● **Material**:
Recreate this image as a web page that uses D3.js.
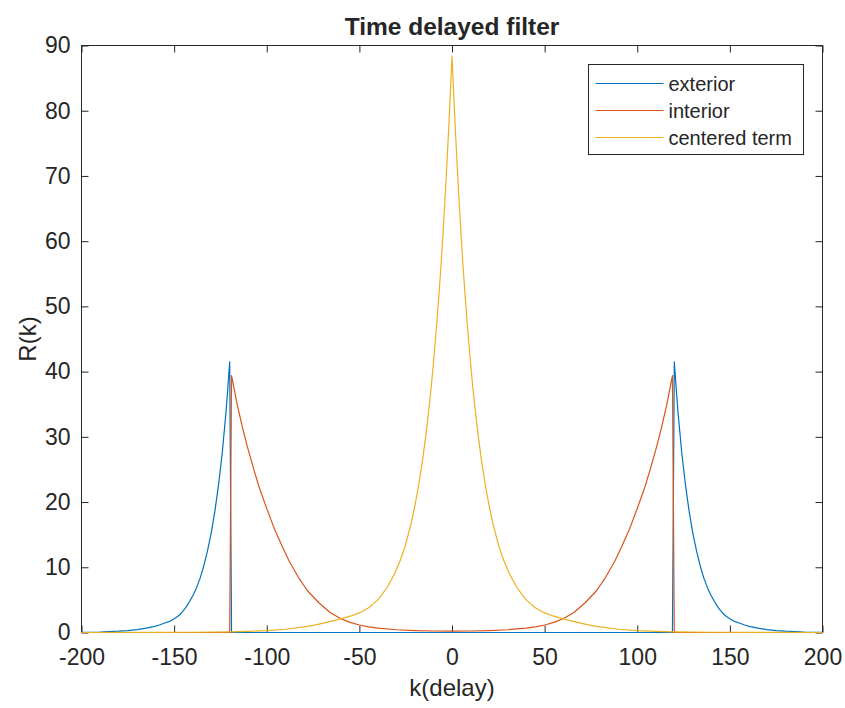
<!DOCTYPE html>
<html>
<head>
<meta charset="utf-8">
<script src="https://cdn.jsdelivr.net/npm/d3@7"></script>
<style>
  html, body { margin: 0; padding: 0; background: #ffffff; }
  svg { display: block; }
  text { font-family: "Liberation Sans", Arial, Helvetica, sans-serif; fill: #262626; }
</style>
</head>
<body>
<svg id="chart" width="845" height="708"></svg>
<script>
// ---------- data ----------
const xTicks = [-200, -150, -100, -50, 0, 50, 100, 150, 200];
const yTicks = [0, 10, 20, 30, 40, 50, 60, 70, 80, 90];
const seriesNames = ["exterior", "interior", "centered term"];

const kExterior = [-200, -190, -180, -175, -170, -165, -161, -158, -155, -152, -150, -148, -146, -144, -142, -140, -138, -136, -134, -132, -130, -128, -126, -124, -122, -121, -120, -119,
                   119, 120, 121, 122, 124, 126, 128, 130, 132, 134, 136, 138, 140, 142, 144, 146, 148, 150, 152, 155, 158, 161, 165, 170, 175, 180, 190, 200];
const exterior  = [0.03, 0.08, 0.2, 0.3, 0.45, 0.68, 0.9, 1.15, 1.45, 1.75, 2.1, 2.5, 3.0, 3.7, 4.6, 5.6, 6.8, 8.3, 10.2, 12.5, 15.2, 18.6, 22.7, 27.6, 33.8, 37.5, 41.5, 0,
                   0, 41.5, 37.5, 33.8, 27.6, 22.7, 18.6, 15.2, 12.5, 10.2, 8.3, 6.8, 5.6, 4.6, 3.7, 3.0, 2.5, 2.1, 1.75, 1.45, 1.15, 0.9, 0.68, 0.45, 0.3, 0.2, 0.08, 0.03];

const kInterior = [-200, -120, -119, -116, -113, -110, -107, -104, -100, -96, -92, -88, -83, -78, -72, -66, -60, -55, -50, -45, -40, -30, -20, -10, 0,
                   10, 20, 30, 40, 45, 50, 55, 60, 66, 72, 78, 83, 88, 92, 96, 100, 104, 107, 110, 113, 116, 119, 120, 200];
const interior  = [0, 0, 39.4, 35.0, 31.3, 28.0, 25.0, 22.2, 19.0, 16.0, 13.4, 11.0, 8.5, 6.4, 4.6, 3.1, 2.1, 1.55, 1.15, 0.87, 0.67, 0.42, 0.3, 0.23, 0.2,
                   0.23, 0.3, 0.42, 0.67, 0.87, 1.15, 1.55, 2.1, 3.1, 4.6, 6.4, 8.5, 11.0, 13.4, 16.0, 19.0, 22.2, 25.0, 28.0, 31.3, 35.0, 39.4, 0, 0];

const kCentered = [-200, -160, -140, -120, -110, -100, -90, -80, -75, -70, -65, -60, -55, -50, -45, -40, -35, -31, -28, -25, -22, -20, -18, -16, -14, -12, -11, -10, -9, -8, -7, -6, -5, -4, -3, -2, -1, 0,
                   1, 2, 3, 4, 5, 6, 7, 8, 9, 10, 11, 12, 14, 16, 18, 20, 22, 25, 28, 31, 35, 40, 45, 50, 55, 60, 65, 70, 75, 80, 90, 100, 110, 120, 140, 160, 200];
const centered  = [0, 0.015, 0.04, 0.1, 0.18, 0.3, 0.5, 0.85, 1.1, 1.4, 1.75, 2.1, 2.5, 3.0, 3.8, 5.0, 6.9, 9.0, 11.0, 13.5, 16.8, 19.5, 22.6, 26.2, 30.5, 35.5, 38.3, 41.4, 44.7, 48.2, 52, 56, 60.5, 65.3, 70.5, 76, 82, 88.4,
                   82, 76, 70.5, 65.3, 60.5, 56, 52, 48.2, 44.7, 41.4, 38.3, 35.5, 30.5, 26.2, 22.6, 19.5, 16.8, 13.5, 11.0, 9.0, 6.9, 5.0, 3.8, 3.0, 2.5, 2.1, 1.75, 1.4, 1.1, 0.85, 0.5, 0.3, 0.18, 0.1, 0.04, 0.015, 0];

// ---------- layout ----------
const plot = { left: 81.5, right: 822.5, top: 45.5, bottom: 632.5 };
const colors = ["#0072BD", "#D95319", "#EDB120"];
const axisColor = "#262626";

const svg = d3.select("#chart");
const x = d3.scaleLinear().domain([-200, 200]).range([plot.left, plot.right]);
const y = d3.scaleLinear().domain([0, 90]).range([plot.bottom, plot.top]);
const fmt = d => String(d);

// axes
const tickLen = 7;
const gx = svg.append("g").attr("transform", `translate(0,${plot.bottom})`)
  .call(d3.axisBottom(x).tickValues(xTicks).tickSizeInner(-tickLen).tickSizeOuter(0).tickPadding(16).tickFormat(fmt));
const gxTop = svg.append("g").attr("transform", `translate(0,${plot.top})`)
  .call(d3.axisTop(x).tickValues(xTicks).tickSizeInner(-tickLen).tickSizeOuter(0).tickFormat(""));
const gy = svg.append("g").attr("transform", `translate(${plot.left},0)`)
  .call(d3.axisLeft(y).tickValues(yTicks).tickSizeInner(-tickLen).tickSizeOuter(0).tickPadding(11).tickFormat(fmt));
const gyR = svg.append("g").attr("transform", `translate(${plot.right},0)`)
  .call(d3.axisRight(y).tickValues(yTicks).tickSizeInner(-tickLen).tickSizeOuter(0).tickFormat(""));

[gx, gxTop, gy, gyR].forEach(g => {
  g.select(".domain").remove();
  g.selectAll(".tick line").attr("stroke", axisColor).attr("stroke-width", 1);
  g.selectAll(".tick text").attr("fill", axisColor).style("font-size", "23px")
    .style("font-family", "'Liberation Sans', Arial, Helvetica, sans-serif");
});

// box
svg.append("rect")
  .attr("x", plot.left).attr("y", plot.top)
  .attr("width", plot.right - plot.left).attr("height", plot.bottom - plot.top)
  .attr("fill", "none").attr("stroke", axisColor).attr("stroke-width", 1);

// lines
const line = d3.line().x(d => x(d[0])).y(d => y(d[1]));
const series = [
  d3.zip(kExterior, exterior),
  d3.zip(kInterior, interior),
  d3.zip(kCentered, centered)
];
series.forEach((s, i) => {
  svg.append("path").datum(s)
    .attr("d", line)
    .attr("fill", "none")
    .attr("stroke", colors[i])
    .attr("stroke-width", 1.2)
    .attr("stroke-linejoin", "round");
});

// title & labels
svg.append("text").attr("x", (plot.left + plot.right) / 2).attr("y", 35)
  .attr("text-anchor", "middle").style("font-size", "24.5px").style("font-weight", "bold")
  .attr("fill", "#000").text("Time delayed filter");
svg.append("text").attr("x", (plot.left + plot.right) / 2).attr("y", 696)
  .attr("text-anchor", "middle").style("font-size", "24px").text("k(delay)");
svg.append("text").attr("transform", `translate(36,${(plot.top + plot.bottom) / 2}) rotate(-90)`)
  .attr("text-anchor", "middle").style("font-size", "24px").text("R(k)");

// legend
const lg = { x: 588.5, y: 64.5, w: 215, h: 90 };
svg.append("rect").attr("x", lg.x).attr("y", lg.y).attr("width", lg.w).attr("height", lg.h)
  .attr("fill", "#fff").attr("stroke", axisColor).attr("stroke-width", 1);
seriesNames.forEach((name, i) => {
  const cy = lg.y + 19 + i * 27;
  svg.append("line").attr("x1", lg.x + 7).attr("x2", lg.x + 75).attr("y1", cy).attr("y2", cy)
    .attr("stroke", colors[i]).attr("stroke-width", 1.2);
  svg.append("text").attr("x", lg.x + 80).attr("y", cy).attr("dy", "0.35em")
    .style("font-size", "20px").attr("fill", "#000").text(name);
});
</script>
</body>
</html>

● **Stated problem**:
From the data above, write out everything exactly except the pictures.

● **Solution to the exercise**:
Recreate this image as a web page that uses D3.js.
<!DOCTYPE html>
<html>
<head>
<meta charset="utf-8">
<script src="https://cdn.jsdelivr.net/npm/d3@7"></script>
<style>
  html, body { margin: 0; padding: 0; background: #ffffff; }
  svg { display: block; }
  text { font-family: "Liberation Sans", Arial, Helvetica, sans-serif; fill: #262626; }
</style>
</head>
<body>
<svg id="chart" width="845" height="708"></svg>
<script>
// ---------- data ----------
const xTicks = [-200, -150, -100, -50, 0, 50, 100, 150, 200];
const yTicks = [0, 10, 20, 30, 40, 50, 60, 70, 80, 90];
const seriesNames = ["exterior", "interior", "centered term"];

const kExterior = [-200, -190, -180, -175, -170, -165, -161, -158, -155, -152, -150, -148, -146, -144, -142, -140, -138, -136, -134, -132, -130, -128, -126, -124, -122, -121, -120, -119,
                   119, 120, 121, 122, 124, 126, 128, 130, 132, 134, 136, 138, 140, 142, 144, 146, 148, 150, 152, 155, 158, 161, 165, 170, 175, 180, 190, 200];
const exterior  = [0.03, 0.08, 0.2, 0.3, 0.45, 0.68, 0.9, 1.15, 1.45, 1.75, 2.1, 2.5, 3.0, 3.7, 4.6, 5.6, 6.8, 8.3, 10.2, 12.5, 15.2, 18.6, 22.7, 27.6, 33.8, 37.5, 41.5, 0,
                   0, 41.5, 37.5, 33.8, 27.6, 22.7, 18.6, 15.2, 12.5, 10.2, 8.3, 6.8, 5.6, 4.6, 3.7, 3.0, 2.5, 2.1, 1.75, 1.45, 1.15, 0.9, 0.68, 0.45, 0.3, 0.2, 0.08, 0.03];

const kInterior = [-200, -120, -119, -116, -113, -110, -107, -104, -100, -96, -92, -88, -83, -78, -72, -66, -60, -55, -50, -45, -40, -30, -20, -10, 0,
                   10, 20, 30, 40, 45, 50, 55, 60, 66, 72, 78, 83, 88, 92, 96, 100, 104, 107, 110, 113, 116, 119, 120, 200];
const interior  = [0, 0, 39.4, 35.0, 31.3, 28.0, 25.0, 22.2, 19.0, 16.0, 13.4, 11.0, 8.5, 6.4, 4.6, 3.1, 2.1, 1.55, 1.15, 0.87, 0.67, 0.42, 0.3, 0.23, 0.2,
                   0.23, 0.3, 0.42, 0.67, 0.87, 1.15, 1.55, 2.1, 3.1, 4.6, 6.4, 8.5, 11.0, 13.4, 16.0, 19.0, 22.2, 25.0, 28.0, 31.3, 35.0, 39.4, 0, 0];

const kCentered = [-200, -160, -140, -120, -110, -100, -90, -80, -75, -70, -65, -60, -55, -50, -45, -40, -35, -31, -28, -25, -22, -20, -18, -16, -14, -12, -11, -10, -9, -8, -7, -6, -5, -4, -3, -2, -1, 0,
                   1, 2, 3, 4, 5, 6, 7, 8, 9, 10, 11, 12, 14, 16, 18, 20, 22, 25, 28, 31, 35, 40, 45, 50, 55, 60, 65, 70, 75, 80, 90, 100, 110, 120, 140, 160, 200];
const centered  = [0, 0.015, 0.04, 0.1, 0.18, 0.3, 0.5, 0.85, 1.1, 1.4, 1.75, 2.1, 2.5, 3.0, 3.8, 5.0, 6.9, 9.0, 11.0, 13.5, 16.8, 19.5, 22.6, 26.2, 30.5, 35.5, 38.3, 41.4, 44.7, 48.2, 52, 56, 60.5, 65.3, 70.5, 76, 82, 88.4,
                   82, 76, 70.5, 65.3, 60.5, 56, 52, 48.2, 44.7, 41.4, 38.3, 35.5, 30.5, 26.2, 22.6, 19.5, 16.8, 13.5, 11.0, 9.0, 6.9, 5.0, 3.8, 3.0, 2.5, 2.1, 1.75, 1.4, 1.1, 0.85, 0.5, 0.3, 0.18, 0.1, 0.04, 0.015, 0];

// ---------- layout ----------
const plot = { left: 81.5, right: 822.5, top: 45.5, bottom: 632.5 };
const colors = ["#0072BD", "#D95319", "#EDB120"];
const axisColor = "#262626";

const svg = d3.select("#chart");
const x = d3.scaleLinear().domain([-200, 200]).range([plot.left, plot.right]);
const y = d3.scaleLinear().domain([0, 90]).range([plot.bottom, plot.top]);
const fmt = d => String(d);

// axes
const tickLen = 7;
const gx = svg.append("g").attr("transform", `translate(0,${plot.bottom})`)
  .call(d3.axisBottom(x).tickValues(xTicks).tickSizeInner(-tickLen).tickSizeOuter(0).tickPadding(16).tickFormat(fmt));
const gxTop = svg.append("g").attr("transform", `translate(0,${plot.top})`)
  .call(d3.axisTop(x).tickValues(xTicks).tickSizeInner(-tickLen).tickSizeOuter(0).tickFormat(""));
const gy = svg.append("g").attr("transform", `translate(${plot.left},0)`)
  .call(d3.axisLeft(y).tickValues(yTicks).tickSizeInner(-tickLen).tickSizeOuter(0).tickPadding(11).tickFormat(fmt));
const gyR = svg.append("g").attr("transform", `translate(${plot.right},0)`)
  .call(d3.axisRight(y).tickValues(yTicks).tickSizeInner(-tickLen).tickSizeOuter(0).tickFormat(""));

[gx, gxTop, gy, gyR].forEach(g => {
  g.select(".domain").remove();
  g.selectAll(".tick line").attr("stroke", axisColor).attr("stroke-width", 1);
  g.selectAll(".tick text").attr("fill", axisColor).style("font-size", "23px")
    .style("font-family", "'Liberation Sans', Arial, Helvetica, sans-serif");
});

// box
svg.append("rect")
  .attr("x", plot.left).attr("y", plot.top)
  .attr("width", plot.right - plot.left).attr("height", plot.bottom - plot.top)
  .attr("fill", "none").attr("stroke", axisColor).attr("stroke-width", 1);

// lines
const line = d3.line().x(d => x(d[0])).y(d => y(d[1]));
const series = [
  d3.zip(kExterior, exterior),
  d3.zip(kInterior, interior),
  d3.zip(kCentered, centered)
];
series.forEach((s, i) => {
  svg.append("path").datum(s)
    .attr("d", line)
    .attr("fill", "none")
    .attr("stroke", colors[i])
    .attr("stroke-width", 1.2)
    .attr("stroke-linejoin", "round");
});

// title & labels
svg.append("text").attr("x", (plot.left + plot.right) / 2).attr("y", 35)
  .attr("text-anchor", "middle").style("font-size", "24.5px").style("font-weight", "bold")
  .attr("fill", "#000").text("Time delayed filter");
svg.append("text").attr("x", (plot.left + plot.right) / 2).attr("y", 696)
  .attr("text-anchor", "middle").style("font-size", "24px").text("k(delay)");
svg.append("text").attr("transform", `translate(36,${(plot.top + plot.bottom) / 2}) rotate(-90)`)
  .attr("text-anchor", "middle").style("font-size", "24px").text("R(k)");

// legend
const lg = { x: 588.5, y: 64.5, w: 215, h: 90 };
svg.append("rect").attr("x", lg.x).attr("y", lg.y).attr("width", lg.w).attr("height", lg.h)
  .attr("fill", "#fff").attr("stroke", axisColor).attr("stroke-width", 1);
seriesNames.forEach((name, i) => {
  const cy = lg.y + 19 + i * 27;
  svg.append("line").attr("x1", lg.x + 7).attr("x2", lg.x + 75).attr("y1", cy).attr("y2", cy)
    .attr("stroke", colors[i]).attr("stroke-width", 1.2);
  svg.append("text").attr("x", lg.x + 80).attr("y", cy).attr("dy", "0.35em")
    .style("font-size", "20px").attr("fill", "#000").text(name);
});
</script>
</body>
</html>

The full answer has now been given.